But these shorter meetings became more frequent and impromptu.
In 2022, there were 59 percent more remote meetings per employee than in 2020. In 2020, employees had five remote meetings per week on average compared with eight per week in 2022.
Two-thirds of one-on-one meetings this year were also unscheduled. In 2020, just 17 percent of these meetings were unscheduled, while the growth of all meetings within the study window was driven by more spontaneous one-on-one meetings.
Average meeting size fell from 20 participants in 2020 to just 10 in 2022.
“The combination of these findings presents an interesting picture: not that remote workers seem to be becoming less engaged, but rather—at least with respect to meetings—they are becoming more engaged with their colleagues,” Brodsky and Mike Tolliver, the director of Product Management at Vyopta, wrote in the Harvard Business Review. Vyopta is a software company that provides remote meeting and collaboration analytics to large organizations.
“This data also suggests that remote interactions are shifting to more-closely mirror in-person interactions. Whereas there have been substantial concerns that employees are missing out on the casual and spontaneous rich interactions that happen in-person, these findings indicate that remote employees may be beginning to compensate for the loss of those interactions by increasingly having impromptu meetings remotely.”
Microsoft Teams was the most popular platform used all three years, accounting for 71 percent of meetings.
Findings also contradict recent reports of employee disengagement or “quiet quitting” as workers who were leaving the organization tended to attend substantially fewer meetings, research showed.

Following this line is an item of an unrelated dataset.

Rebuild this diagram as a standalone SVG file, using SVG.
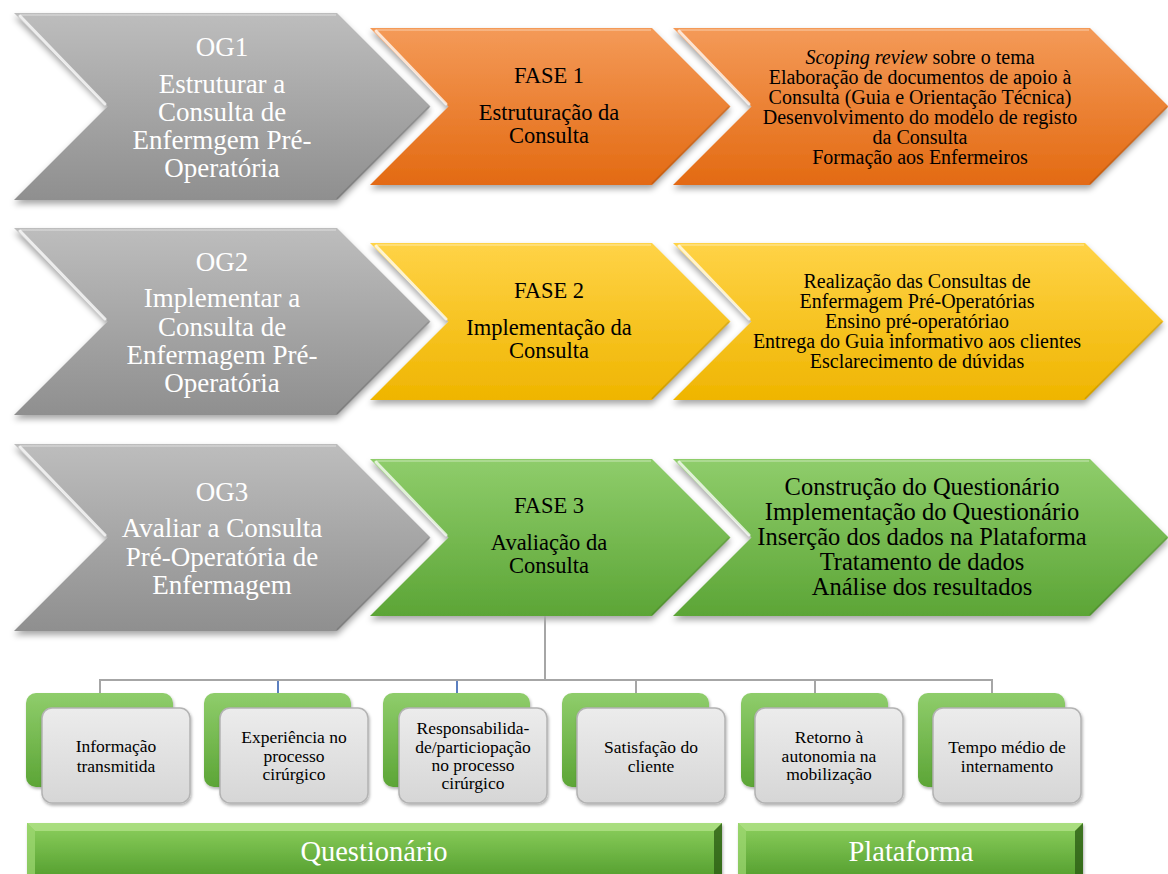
<svg xmlns="http://www.w3.org/2000/svg" width="1168" height="874" viewBox="0 0 1168 874">
<defs>
<linearGradient id="gGray" x1="0" y1="0" x2="0" y2="1"><stop offset="0" stop-color="#bdbdbd"/><stop offset="1" stop-color="#8f8f8f"/></linearGradient>
<linearGradient id="gOrange" x1="0" y1="0" x2="0" y2="1"><stop offset="0" stop-color="#f49a58"/><stop offset="1" stop-color="#e36a12"/></linearGradient>
<linearGradient id="gYellow" x1="0" y1="0" x2="0" y2="1"><stop offset="0" stop-color="#ffd347"/><stop offset="1" stop-color="#efb500"/></linearGradient>
<linearGradient id="gGreen" x1="0" y1="0" x2="0" y2="1"><stop offset="0" stop-color="#8fcd6b"/><stop offset="1" stop-color="#5ca536"/></linearGradient>
<linearGradient id="gBox" x1="0" y1="0" x2="0" y2="1"><stop offset="0" stop-color="#ececec"/><stop offset="1" stop-color="#d6d6d6"/></linearGradient>
<linearGradient id="gBar" x1="0" y1="0" x2="0" y2="1"><stop offset="0" stop-color="#8dd05e"/><stop offset="1" stop-color="#4f9a2a"/></linearGradient>
<filter id="sh" x="-5%" y="-10%" width="110%" height="130%"><feDropShadow dx="0" dy="4" stdDeviation="3" flood-color="#000" flood-opacity="0.35"/></filter>
<filter id="sh2" x="-10%" y="-10%" width="120%" height="130%"><feDropShadow dx="1" dy="2" stdDeviation="1.5" flood-color="#000" flood-opacity="0.3"/></filter>
</defs>
<style>
.t{font-family:"Liberation Serif","Times New Roman",serif;text-anchor:middle}
.og{font-size:27px;fill:#ffffff}
.fa{font-size:22.5px;fill:#000000}
.r1{font-size:20px;fill:#000000}
.r3{font-size:24.5px;fill:#000000}
.bx{font-size:17.5px;fill:#000000}
.bar{font-size:28.5px;fill:#ffffff}
.hl{fill:none;stroke:#ffffff;stroke-opacity:0.75;stroke-width:3;stroke-linecap:round}
.hl2{fill:none;stroke:#ffffff;stroke-opacity:0.35;stroke-width:1.5}
.dk{fill:none;stroke:#000000;stroke-opacity:0.12;stroke-width:2}
.con{fill:none;stroke:#a6a6a6;stroke-width:2}
.conb{fill:none;stroke:#5b7fc0;stroke-width:2}
.gb{fill:url(#gGreen)}
.wb{fill:url(#gBox);stroke:#b3b3b3;stroke-width:1.5}
</style>

<!-- Row 1 -->
<g id="og1">
<polygon points="14,13 337,13 430.5,106.5 337,200 14,200 107.5,106.5" fill="url(#gGray)" filter="url(#sh)"/>
<polyline class="hl" points="20,16 105,104"/><polyline class="hl2" points="20,15 336,15"/>
<polyline class="dk" points="337,199 429,107"/>
<text class="t og" x="222" y="56">OG1</text>
<text class="t og" x="222" y="93">Estruturar a</text>
<text class="t og" x="222" y="121">Consulta de</text>
<text class="t og" x="222" y="149">Enfermgem Pré-</text>
<text class="t og" x="222" y="177">Operatória</text>
</g>
<g id="fase1">
<polygon points="370,28 652,28 730.5,106.5 652,185 370,185 448.5,106.5" fill="url(#gOrange)" filter="url(#sh)"/>
<polyline class="hl" points="376,31 446,104"/><polyline class="hl2" points="376,30 651,30"/>
<polyline class="dk" points="652,184 729,107"/>
<text class="t fa" x="549" y="83">FASE 1</text>
<text class="t fa" x="549" y="120">Estruturação da</text>
<text class="t fa" x="549" y="143">Consulta</text>
</g>
<g id="acoes1">
<polygon points="673,28 1090,28 1168.5,106.5 1090,185 673,185 751.5,106.5" fill="url(#gOrange)" filter="url(#sh)"/>
<polyline class="hl" points="679,31 749,104"/><polyline class="hl2" points="679,30 1089,30"/>
<polyline class="dk" points="1090,184 1167,107"/>
<text class="t r1" x="920" y="64"><tspan font-style="italic">Scoping review</tspan> sobre o tema</text>
<text class="t r1" x="920" y="84">Elaboração de documentos de apoio à</text>
<text class="t r1" x="920" y="104">Consulta (Guia e Orientação Técnica)</text>
<text class="t r1" x="920" y="124">Desenvolvimento do modelo de registo</text>
<text class="t r1" x="920" y="144">da Consulta</text>
<text class="t r1" x="920" y="164">Formação aos Enfermeiros</text>
</g>

<!-- Row 2 -->
<g id="og2">
<polygon points="14,228 337,228 430.5,321.5 337,415 14,415 107.5,321.5" fill="url(#gGray)" filter="url(#sh)"/>
<polyline class="hl" points="20,231 105,319"/><polyline class="hl2" points="20,230 336,230"/>
<polyline class="dk" points="337,414 429,322"/>
<text class="t og" x="222" y="271">OG2</text>
<text class="t og" x="222" y="307">Implementar a</text>
<text class="t og" x="222" y="336">Consulta de</text>
<text class="t og" x="222" y="364">Enfermagem Pré-</text>
<text class="t og" x="222" y="392">Operatória</text>
</g>
<g id="fase2">
<polygon points="370,243 652,243 730.5,321.5 652,400 370,400 448.5,321.5" fill="url(#gYellow)" filter="url(#sh)"/>
<polyline class="hl" points="376,246 446,319"/><polyline class="hl2" points="376,245 651,245"/>
<polyline class="dk" points="652,399 729,322"/>
<text class="t fa" x="549" y="298">FASE 2</text>
<text class="t fa" x="549" y="335">Implementação da</text>
<text class="t fa" x="549" y="358">Consulta</text>
</g>
<g id="acoes2">
<polygon points="673,243 1085,243 1163.5,321.5 1085,400 673,400 751.5,321.5" fill="url(#gYellow)" filter="url(#sh)"/>
<polyline class="hl" points="679,246 749,319"/><polyline class="hl2" points="679,245 1084,245"/>
<polyline class="dk" points="1085,399 1162,322"/>
<text class="t r1" x="917" y="288">Realização das Consultas de</text>
<text class="t r1" x="917" y="308">Enfermagem Pré-Operatórias</text>
<text class="t r1" x="917" y="328">Ensino pré-operatóriao</text>
<text class="t r1" x="917" y="348">Entrega do Guia informativo aos clientes</text>
<text class="t r1" x="917" y="368">Esclarecimento de dúvidas</text>
</g>

<!-- Row 3 -->
<g id="og3">
<polygon points="14,444 337,444 430.5,537.5 337,631 14,631 107.5,537.5" fill="url(#gGray)" filter="url(#sh)"/>
<polyline class="hl" points="20,447 105,535"/><polyline class="hl2" points="20,446 336,446"/>
<polyline class="dk" points="337,630 429,538"/>
<text class="t og" x="222" y="501">OG3</text>
<text class="t og" x="222" y="537">Avaliar a Consulta</text>
<text class="t og" x="222" y="566">Pré-Operatória de</text>
<text class="t og" x="222" y="594">Enfermagem</text>
</g>
<g id="fase3">
<polygon points="370,459 652,459 730.5,537.5 652,616 370,616 448.5,537.5" fill="url(#gGreen)" filter="url(#sh)"/>
<polyline class="hl" points="376,462 446,535"/><polyline class="hl2" points="376,461 651,461"/>
<polyline class="dk" points="652,615 729,538"/>
<text class="t fa" x="549" y="513">FASE 3</text>
<text class="t fa" x="549" y="550">Avaliação da</text>
<text class="t fa" x="549" y="573">Consulta</text>
</g>
<g id="acoes3">
<polygon points="673,459 1090,459 1168.5,537.5 1090,616 673,616 751.5,537.5" fill="url(#gGreen)" filter="url(#sh)"/>
<polyline class="hl" points="679,462 749,535"/><polyline class="hl2" points="679,461 1089,461"/>
<polyline class="dk" points="1090,615 1167,538"/>
<text class="t r3" x="922" y="495">Construção do Questionário</text>
<text class="t r3" x="922" y="520">Implementação do Questionário</text>
<text class="t r3" x="922" y="545">Inserção dos dados na Plataforma</text>
<text class="t r3" x="922" y="570">Tratamento de dados</text>
<text class="t r3" x="922" y="595">Análise dos resultados</text>
</g>

<!-- Connectors -->
<g id="connectors">
<polyline class="con" points="545,616 545,680"/>
<polyline class="con" points="100,693 100,680 992,680 992,693"/>
<polyline class="conb" points="278,681 278,693"/>
<polyline class="conb" points="457,681 457,693"/>
<polyline class="con" points="636,680 636,693"/>
<polyline class="con" points="815,680 815,693"/>
</g>

<!-- Bottom boxes -->
<g id="box1">
<rect class="gb" x="26" y="693" width="147" height="94" rx="10" filter="url(#sh2)"/>
<rect class="wb" x="42" y="708" width="148" height="95" rx="10" filter="url(#sh2)"/>
<text class="t bx" x="116" y="752">Informação</text>
<text class="t bx" x="116" y="772">transmitida</text>
</g>
<g id="box2">
<rect class="gb" x="204" y="693" width="147" height="94" rx="10" filter="url(#sh2)"/>
<rect class="wb" x="220" y="708" width="148" height="95" rx="10" filter="url(#sh2)"/>
<text class="t bx" x="294" y="743">Experiência no</text>
<text class="t bx" x="294" y="761.5">processo</text>
<text class="t bx" x="294" y="780">cirúrgico</text>
</g>
<g id="box3">
<rect class="gb" x="383" y="693" width="147" height="94" rx="10" filter="url(#sh2)"/>
<rect class="wb" x="399" y="708" width="148" height="95" rx="10" filter="url(#sh2)"/>
<text class="t bx" x="473" y="734">Responsabilida-</text>
<text class="t bx" x="473" y="752.5">de/particiopação</text>
<text class="t bx" x="473" y="771">no processo</text>
<text class="t bx" x="473" y="789">cirúrgico</text>
</g>
<g id="box4">
<rect class="gb" x="562" y="693" width="147" height="94" rx="10" filter="url(#sh2)"/>
<rect class="wb" x="577" y="708" width="148" height="95" rx="10" filter="url(#sh2)"/>
<text class="t bx" x="651" y="753">Satisfação do</text>
<text class="t bx" x="651" y="772">cliente</text>
</g>
<g id="box5">
<rect class="gb" x="741" y="693" width="147" height="94" rx="10" filter="url(#sh2)"/>
<rect class="wb" x="755" y="708" width="148" height="95" rx="10" filter="url(#sh2)"/>
<text class="t bx" x="829" y="743">Retorno à</text>
<text class="t bx" x="829" y="761.5">autonomia na</text>
<text class="t bx" x="829" y="780">mobilização</text>
</g>
<g id="box6">
<rect class="gb" x="918" y="693" width="147" height="94" rx="10" filter="url(#sh2)"/>
<rect class="wb" x="933" y="708" width="148" height="95" rx="10" filter="url(#sh2)"/>
<text class="t bx" x="1007" y="753">Tempo médio de</text>
<text class="t bx" x="1007" y="772">internamento</text>
</g>

<!-- Bars -->
<g id="questionario">
<rect x="27" y="823" width="695" height="60" fill="url(#gBar)" filter="url(#sh2)"/>
<polygon points="27,823 722,823 714,831 35,831" fill="#b6e48f" fill-opacity="0.7"/>
<polygon points="27,823 35,831 35,883 27,883" fill="#9fd874" fill-opacity="0.7"/>
<polygon points="722,823 714,831 714,883 722,883" fill="#2c5e14" fill-opacity="0.8"/>
<text class="t bar" x="374" y="861">Questionário</text>
</g>
<g id="plataforma">
<rect x="738" y="823" width="345" height="60" fill="url(#gBar)" filter="url(#sh2)"/>
<polygon points="738,823 1083,823 1075,831 746,831" fill="#b6e48f" fill-opacity="0.7"/>
<polygon points="738,823 746,831 746,883 738,883" fill="#9fd874" fill-opacity="0.7"/>
<polygon points="1083,823 1075,831 1075,883 1083,883" fill="#2c5e14" fill-opacity="0.8"/>
<text class="t bar" x="911" y="861">Plataforma</text>
</g>
</svg>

“Our data would suggest that the increase of meetings was at least in part due to an increase in engagement rather than fully an increasing need to pretend to be working,” authors said.
“The most disengaged employees in our data (i.e., those who would soon leave the organization) — those who would be the ones expected to ‘fake it’ — had fewer rather than more meetings,” they wrote.
Researchers were unable to collect data on in-person meetings or interactions. However, even as some employees returned to the office post-2020, the frequency of remote meetings per employee still increased in 2022, underscoring increased employee engagement overall — at least with respect to spontaneous individual remote meetings, authors said.